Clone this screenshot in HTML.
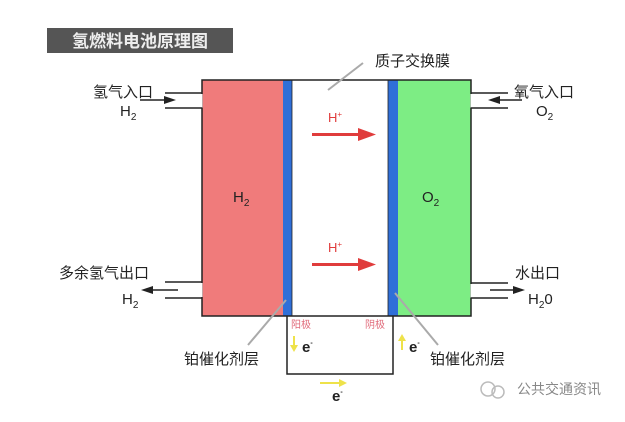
<!DOCTYPE html>
<html><head><meta charset="utf-8"><style>
body{margin:0;background:#fff}
svg text{font-family:"Liberation Sans","Noto Sans CJK SC",sans-serif}
</style></head><body>
<svg width="625" height="417" viewBox="0 0 625 417" xmlns="http://www.w3.org/2000/svg">
<rect width="625" height="417" fill="#fff"/>
<rect x="47" y="28" width="186" height="25" fill="#555"/>
<text x="140" y="47" font-size="17" fill="#eee" text-anchor="middle" font-weight="bold">氢燃料电池原理图</text>
<rect x="202" y="80" width="81" height="236" fill="#f07b7b"/>
<rect x="283" y="80" width="9" height="236" fill="#2f6fd8"/>
<rect x="388" y="80" width="10" height="236" fill="#2f6fd8"/>
<rect x="398" y="80" width="73" height="236" fill="#7ded84"/>
<rect x="202" y="80" width="269" height="236" fill="none" stroke="#222" stroke-width="1.5"/>
<line x1="292" y1="80" x2="292" y2="316" stroke="#222" stroke-width="0.8"/>
<line x1="388" y1="80" x2="388" y2="316" stroke="#222" stroke-width="0.8"/>
<rect x="199" y="94" width="3.5" height="13.5" fill="#fff"/>
<rect x="199" y="283" width="3.5" height="14" fill="#fff"/>
<rect x="470.5" y="94" width="3.5" height="13.5" fill="#fff"/>
<rect x="470.5" y="284" width="3.5" height="13.5" fill="#fff"/>
<g stroke="#222" stroke-width="1.5">
<line x1="165" y1="93" x2="202" y2="93"/><line x1="165" y1="108" x2="202" y2="108"/>
<line x1="165" y1="282" x2="202" y2="282"/><line x1="165" y1="298" x2="202" y2="298"/>
<line x1="471" y1="93" x2="508" y2="93"/><line x1="471" y1="108" x2="508" y2="108"/>
<line x1="471" y1="283" x2="508" y2="283"/><line x1="471" y1="298" x2="508" y2="298"/>
<line x1="140" y1="100" x2="168" y2="100"/>
<line x1="150" y1="290" x2="178" y2="290"/>
<line x1="495" y1="100" x2="522" y2="100"/>
<line x1="490" y1="290" x2="515" y2="290"/>
</g>
<g fill="#222">
<polygon points="176,100 164,96 164,104"/>
<polygon points="141,290 153,286 153,294"/>
<polygon points="488,100 500,96 500,104"/>
<polygon points="525,290 513,286 513,294"/>
</g>
<g font-size="15" fill="#222">
<text x="93" y="97">氢气入口</text>
<text x="120" y="116">H<tspan font-size="10" dy="4">2</tspan></text>
<text x="59" y="278">多余氢气出口</text>
<text x="122" y="304">H<tspan font-size="10" dy="4">2</tspan></text>
<text x="514" y="97">氧气入口</text>
<text x="536" y="116">O<tspan font-size="10" dy="4">2</tspan></text>
<text x="515" y="278">水出口</text>
<text x="528" y="304">H<tspan font-size="10" dy="4">2</tspan><tspan dy="-4">0</tspan></text>
<text x="375" y="66">质子交换膜</text>
<text x="184" y="364">铂催化剂层</text>
<text x="430" y="364">铂催化剂层</text>
<text x="233" y="202">H<tspan font-size="10" dy="4">2</tspan></text>
<text x="422" y="202">O<tspan font-size="10" dy="4">2</tspan></text>
</g>
<g stroke="#aaa" stroke-width="2">
<line x1="328" y1="90" x2="363" y2="63"/>
<line x1="286" y1="300" x2="248" y2="345"/>
<line x1="395" y1="293" x2="438" y2="345"/>
</g>
<g fill="#e03c3c">
<text x="328" y="122" font-size="13">H<tspan font-size="8" dy="-5">+</tspan></text>
<text x="328" y="252" font-size="13">H<tspan font-size="8" dy="-5">+</tspan></text>
<rect x="312" y="133" width="50" height="3"/><polygon points="376,134.5 358,128 358,141"/>
<rect x="312" y="263" width="50" height="3"/><polygon points="376,264.5 358,258 358,271"/>
</g>
<path d="M287 316 V374 H393 V316" fill="none" stroke="#222" stroke-width="1.5"/>
<text x="291" y="328" font-size="10" fill="#e06a7a">阳极</text>
<text x="365" y="328" font-size="10" fill="#e06a7a">阴极</text>
<g fill="#eee24a">
<rect x="293" y="336" width="2" height="12"/><polygon points="294,352 290,345 298,345"/>
<rect x="401" y="338" width="2" height="12"/><polygon points="402,334 398,341 406,341"/>
<rect x="320" y="382" width="20" height="2"/><polygon points="347,383 339,379 339,387"/>
</g>
<g font-size="15" font-weight="bold" fill="#222">
<text x="302" y="352">e<tspan font-size="7" dy="-7">-</tspan></text>
<text x="409" y="352">e<tspan font-size="7" dy="-7">-</tspan></text>
<text x="332" y="401">e<tspan font-size="7" dy="-7">-</tspan></text>
</g>
<circle cx="488" cy="389" r="7" fill="none" stroke="#bbb" stroke-width="1.5"/>
<circle cx="498" cy="392" r="6" fill="none" stroke="#bbb" stroke-width="1.5"/>
<text x="517" y="394" font-size="14" fill="#888">公共交通资讯</text>
</svg>
</body></html>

#### WORK TO DO
Reproduce every line above as written, skipping pictures.

#### WRITTEN SOLUTION
Clone this screenshot in HTML.
<!DOCTYPE html>
<html><head><meta charset="utf-8"><style>
body{margin:0;background:#fff}
svg text{font-family:"Liberation Sans","Noto Sans CJK SC",sans-serif}
</style></head><body>
<svg width="625" height="417" viewBox="0 0 625 417" xmlns="http://www.w3.org/2000/svg">
<rect width="625" height="417" fill="#fff"/>
<rect x="47" y="28" width="186" height="25" fill="#555"/>
<text x="140" y="47" font-size="17" fill="#eee" text-anchor="middle" font-weight="bold">氢燃料电池原理图</text>
<rect x="202" y="80" width="81" height="236" fill="#f07b7b"/>
<rect x="283" y="80" width="9" height="236" fill="#2f6fd8"/>
<rect x="388" y="80" width="10" height="236" fill="#2f6fd8"/>
<rect x="398" y="80" width="73" height="236" fill="#7ded84"/>
<rect x="202" y="80" width="269" height="236" fill="none" stroke="#222" stroke-width="1.5"/>
<line x1="292" y1="80" x2="292" y2="316" stroke="#222" stroke-width="0.8"/>
<line x1="388" y1="80" x2="388" y2="316" stroke="#222" stroke-width="0.8"/>
<rect x="199" y="94" width="3.5" height="13.5" fill="#fff"/>
<rect x="199" y="283" width="3.5" height="14" fill="#fff"/>
<rect x="470.5" y="94" width="3.5" height="13.5" fill="#fff"/>
<rect x="470.5" y="284" width="3.5" height="13.5" fill="#fff"/>
<g stroke="#222" stroke-width="1.5">
<line x1="165" y1="93" x2="202" y2="93"/><line x1="165" y1="108" x2="202" y2="108"/>
<line x1="165" y1="282" x2="202" y2="282"/><line x1="165" y1="298" x2="202" y2="298"/>
<line x1="471" y1="93" x2="508" y2="93"/><line x1="471" y1="108" x2="508" y2="108"/>
<line x1="471" y1="283" x2="508" y2="283"/><line x1="471" y1="298" x2="508" y2="298"/>
<line x1="140" y1="100" x2="168" y2="100"/>
<line x1="150" y1="290" x2="178" y2="290"/>
<line x1="495" y1="100" x2="522" y2="100"/>
<line x1="490" y1="290" x2="515" y2="290"/>
</g>
<g fill="#222">
<polygon points="176,100 164,96 164,104"/>
<polygon points="141,290 153,286 153,294"/>
<polygon points="488,100 500,96 500,104"/>
<polygon points="525,290 513,286 513,294"/>
</g>
<g font-size="15" fill="#222">
<text x="93" y="97">氢气入口</text>
<text x="120" y="116">H<tspan font-size="10" dy="4">2</tspan></text>
<text x="59" y="278">多余氢气出口</text>
<text x="122" y="304">H<tspan font-size="10" dy="4">2</tspan></text>
<text x="514" y="97">氧气入口</text>
<text x="536" y="116">O<tspan font-size="10" dy="4">2</tspan></text>
<text x="515" y="278">水出口</text>
<text x="528" y="304">H<tspan font-size="10" dy="4">2</tspan><tspan dy="-4">0</tspan></text>
<text x="375" y="66">质子交换膜</text>
<text x="184" y="364">铂催化剂层</text>
<text x="430" y="364">铂催化剂层</text>
<text x="233" y="202">H<tspan font-size="10" dy="4">2</tspan></text>
<text x="422" y="202">O<tspan font-size="10" dy="4">2</tspan></text>
</g>
<g stroke="#aaa" stroke-width="2">
<line x1="328" y1="90" x2="363" y2="63"/>
<line x1="286" y1="300" x2="248" y2="345"/>
<line x1="395" y1="293" x2="438" y2="345"/>
</g>
<g fill="#e03c3c">
<text x="328" y="122" font-size="13">H<tspan font-size="8" dy="-5">+</tspan></text>
<text x="328" y="252" font-size="13">H<tspan font-size="8" dy="-5">+</tspan></text>
<rect x="312" y="133" width="50" height="3"/><polygon points="376,134.5 358,128 358,141"/>
<rect x="312" y="263" width="50" height="3"/><polygon points="376,264.5 358,258 358,271"/>
</g>
<path d="M287 316 V374 H393 V316" fill="none" stroke="#222" stroke-width="1.5"/>
<text x="291" y="328" font-size="10" fill="#e06a7a">阳极</text>
<text x="365" y="328" font-size="10" fill="#e06a7a">阴极</text>
<g fill="#eee24a">
<rect x="293" y="336" width="2" height="12"/><polygon points="294,352 290,345 298,345"/>
<rect x="401" y="338" width="2" height="12"/><polygon points="402,334 398,341 406,341"/>
<rect x="320" y="382" width="20" height="2"/><polygon points="347,383 339,379 339,387"/>
</g>
<g font-size="15" font-weight="bold" fill="#222">
<text x="302" y="352">e<tspan font-size="7" dy="-7">-</tspan></text>
<text x="409" y="352">e<tspan font-size="7" dy="-7">-</tspan></text>
<text x="332" y="401">e<tspan font-size="7" dy="-7">-</tspan></text>
</g>
<circle cx="488" cy="389" r="7" fill="none" stroke="#bbb" stroke-width="1.5"/>
<circle cx="498" cy="392" r="6" fill="none" stroke="#bbb" stroke-width="1.5"/>
<text x="517" y="394" font-size="14" fill="#888">公共交通资讯</text>
</svg>
</body></html>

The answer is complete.